Jamie Olson
Bio
Jamie Olson teaches in the English Department at Saint Martin’s University, a small Benedictine institution in Lacey, Washington. A native of northern Minnesota, he received his BA in English from the College of St. Scholastica in Duluth and his PhD from the University of Michigan in Ann Arbor, where he specialized in modern poetry. He writes about translation and Russian culture on his blog The Flaxen Wave, and his essays and translations from Russian have appeared in America Magazine, Asymptote, Translation Review, and 100 Poems about Moscow: An Anthology. Olson is currently at work on translations of two books by Timur Kibirov. He lives with his wife and daughter in Olympia.
As an English professor at a university where teaching and service are valued above all else, I often find it difficult to carve out time for translation. But my award from the National Endowment for the Arts signaled to my colleagues and students that the work I do as a translator is important too. More concretely, it allowed me to open up space in my schedule so that I could make headway on my project of translating the work of Timur Kibirov. After all, translation ain’t easy, and I can use whatever support I can get. As for the future, while I haven’t yet had the pleasure of publishing a book in translation, I’m optimistic that the prestige of my NEA Literature Fellowship will help me connect with a publisher soon, launching what I hope will be a long career as a literary translator.
Despite Timur Kibirov’s enormous reputation in Russia, his poetry is virtually unknown in English. He won Russia’s prestigious national “Poet” prize and received a Brodsky Fellowship in Rome, but a book of his poems has not yet been published anywhere in the English-speaking world. In fact, Kibirov is the only major Moscow conceptualist who hasn’t reached a British or American audience, which is especially mystifying given his engagement with the Anglo-American tradition, to include such figures as Dorothy Sayers, C. S. Lewis, Charles Dickens, Lord Byron, Sir Walter Scott, and Vladimir Nabokov. He is a natural fit for English readers.
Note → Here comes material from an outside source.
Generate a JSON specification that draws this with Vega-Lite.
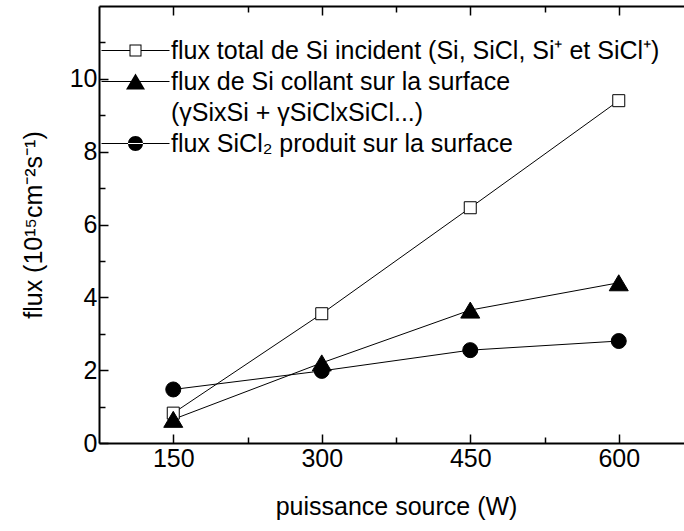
{
  "$schema": "https://vega.github.io/schema/vega-lite/v6.json",
  "width": 594,
  "height": 437,
  "autosize": {"type": "none"},
  "padding": {"left": 99, "top": 6, "right": -9, "bottom": 88},
  "background": "white",
  "config": {
    "font": "Liberation Sans",
    "view": {"stroke": null},
    "axis": {
      "domainColor": "black", "domainWidth": 2, "tickColor": "black", "tickWidth": 1.5,
      "labelColor": "black", "titleColor": "black", "labelFont": "Liberation Sans", "titleFont": "Liberation Sans",
      "labelFontSize": 25, "titleFontSize": 25, "titleFontWeight": "normal", "grid": false
    }
  },
  "data": {
    "values": [
      {"power": 150, "flux": 0.82, "series": "total"},
      {"power": 300, "flux": 3.55, "series": "total"},
      {"power": 450, "flux": 6.46, "series": "total"},
      {"power": 600, "flux": 9.4, "series": "total"},
      {"power": 150, "flux": 0.65, "series": "collant"},
      {"power": 300, "flux": 2.2, "series": "collant"},
      {"power": 450, "flux": 3.65, "series": "collant"},
      {"power": 600, "flux": 4.4, "series": "collant"},
      {"power": 150, "flux": 1.47, "series": "sicl2"},
      {"power": 300, "flux": 1.98, "series": "sicl2"},
      {"power": 450, "flux": 2.55, "series": "sicl2"},
      {"power": 600, "flux": 2.8, "series": "sicl2"}
    ]
  },
  "resolve": {"axis": {"x": "independent", "y": "independent"}},
  "layer": [
    {
      "mark": {"type": "line", "color": "black", "strokeWidth": 1},
      "encoding": {
        "x": {"field": "power", "type": "quantitative", "scale": {"domain": [75, 675], "nice": false, "zero": false},
          "axis": {"orient": "bottom", "values": [150, 225, 300, 375, 450, 525, 600, 675],
            "labelExpr": "datum.value % 150 === 0 ? datum.label : ''",
            "tickSize": {"condition": {"test": "datum.value % 150 === 0", "value": -9}, "value": -6},
            "labelPadding": 12, "title": "puissance source (W)", "titlePadding": 23, "domainWidth": 2}},
        "y": {"field": "flux", "type": "quantitative", "scale": {"domain": [0, 12], "nice": false},
          "axis": {"orient": "left", "values": [0, 1, 2, 3, 4, 5, 6, 7, 8, 9, 10, 11],
            "labelExpr": "datum.value % 2 === 0 ? datum.label : ''",
            "tickSize": {"condition": {"test": "datum.value % 2 === 0", "value": -9}, "value": -6},
            "labelPadding": 11, "title": "flux (10¹⁵cm⁻²s⁻¹)", "titlePadding": 23}},
        "detail": {"field": "series"}
      }
    },
    {
      "mark": {"type": "point", "filled": true, "stroke": "black", "strokeWidth": 1, "opacity": 1},
      "encoding": {
        "x": {"field": "power", "type": "quantitative", "scale": {"domain": [75, 675], "nice": false, "zero": false},
          "axis": {"orient": "top", "values": [150, 225, 300, 375, 450, 525, 600, 675], "labels": false,
            "tickSize": {"condition": {"test": "datum.value % 150 === 0", "value": -9}, "value": -6}, "title": null}},
        "y": {"field": "flux", "type": "quantitative", "scale": {"domain": [0, 12], "nice": false},
          "axis": {"orient": "right", "values": [0, 1, 2, 3, 4, 5, 6, 7, 8, 9, 10, 11], "labels": false,
            "tickSize": {"condition": {"test": "datum.value % 2 === 0", "value": -9}, "value": -6}, "title": null}},
        "shape": {"condition": [{"test": "datum.series === 'total'", "value": "square"}, {"test": "datum.series === 'collant'", "value": "M0,-0.8L0.95,0.8L-0.95,0.8Z"}], "value": "circle"},
        "size": {"condition": [{"test": "datum.series === 'total'", "value": 144}, {"test": "datum.series === 'collant'", "value": 400}], "value": 225},
        "fill": {"condition": {"test": "datum.series === 'total'", "value": "white"}, "value": "black"}
      }
    },
    {
      "transform": [{"filter": "false"}],
      "mark": {"type": "point", "filled": true, "color": "black", "strokeWidth": 0, "opacity": 1},
      "encoding": {
        "shape": {"field": "series", "type": "nominal",
          "scale": {"domain": ["total", "collant", "gamma", "sicl2"],
            "range": [
              "M-3.4,-0.05H-0.6V0.05H-3.4ZM0.6,-0.05H3.4V0.05H0.6ZM-0.6,-0.6H0.6V0.6H-0.6ZM-0.5,-0.5V0.5H0.5V-0.5Z",
              "M-3.4,-0.05H3.4V0.05H-3.4ZM0,-0.8L0.95,0.8L-0.95,0.8Z",
              "M0,0Z",
              "M-3.4,-0.05H3.4V0.05H-3.4ZM-0.75,0A0.75,0.75 0 1,0 0.75,0A0.75,0.75 0 1,0 -0.75,0Z"
            ]},
          "legend": {
            "orient": "none", "legendX": 24, "legendY": 32, "title": null,
            "labelFont": "Liberation Sans", "labelFontSize": 25, "labelColor": "black", "labelLimit": 700,
            "labelOffset": 23, "symbolSize": 400, "symbolStrokeWidth": 0, "rowPadding": 5,
            "labelExpr": "datum.value === 'total' ? 'flux total de Si incident (Si, SiCl, Si⁺ et SiCl⁺)' : datum.value === 'collant' ? 'flux de Si collant sur la surface' : datum.value === 'gamma' ? ' (γSixSi + γSiClxSiCl...)' : 'flux SiCl₂ produit sur la surface'"
          }}
      }
    }
  ]
}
Like most Russian poets, Kibirov only rarely writes in free verse, and I strive in my translations to reproduce the form of his poems—both meter and ghosts of rhyme—while keeping his mischievous tone and doing my best not to stray from a natural English idiom.
“A Note to the Reader” by Timur Kibirov
[Translated from the Russian]
Dear reader, come read about this—
about how the summer has passed,
how I’m no longer young or pleasant,
how I like the city much better,
though it’s prettier here in the forest,
how the weeping willows are drowsing,
how the shop got robbed yet again
and the robber will never be found,
how the potato harvest will fail,
how I’m dying, but not for real,
how I keep on living, like always,
like nothing has happened, unfazed,
how I shouldn’t be so damn lazy,
how I quit reading Baron Jomini
on page twenty-three of his opus,
how autumn will soon come to Moscow
to grumble and whine in unison
with me, how you see I’ve begun
to weep like one of those willows,
how I feel like an orphan without you,
my enlightened reader, my friend,
and when you ask the logical thing,
“Why the hell should I read about this?”—
as usual, I’ve got no response.
August 1996
About Timur Kibirov
Timur Kibirov, among the most influential of contemporary Russian poets, was born in 1955 and began publishing his work in the 1980s. His poems often feature playful reinterpretations of classic texts, including ancient myths, canonical literary works, Soviet ideology, and even scripture. In an interview, Kibirov once said, “The only thing that a poet needs to do is write good poems. What this means, I can’t begin to judge; no one can know this, there are no criteria… And whether a poet uses Old Church Slavonic or the current slang is simply a matter of technique.”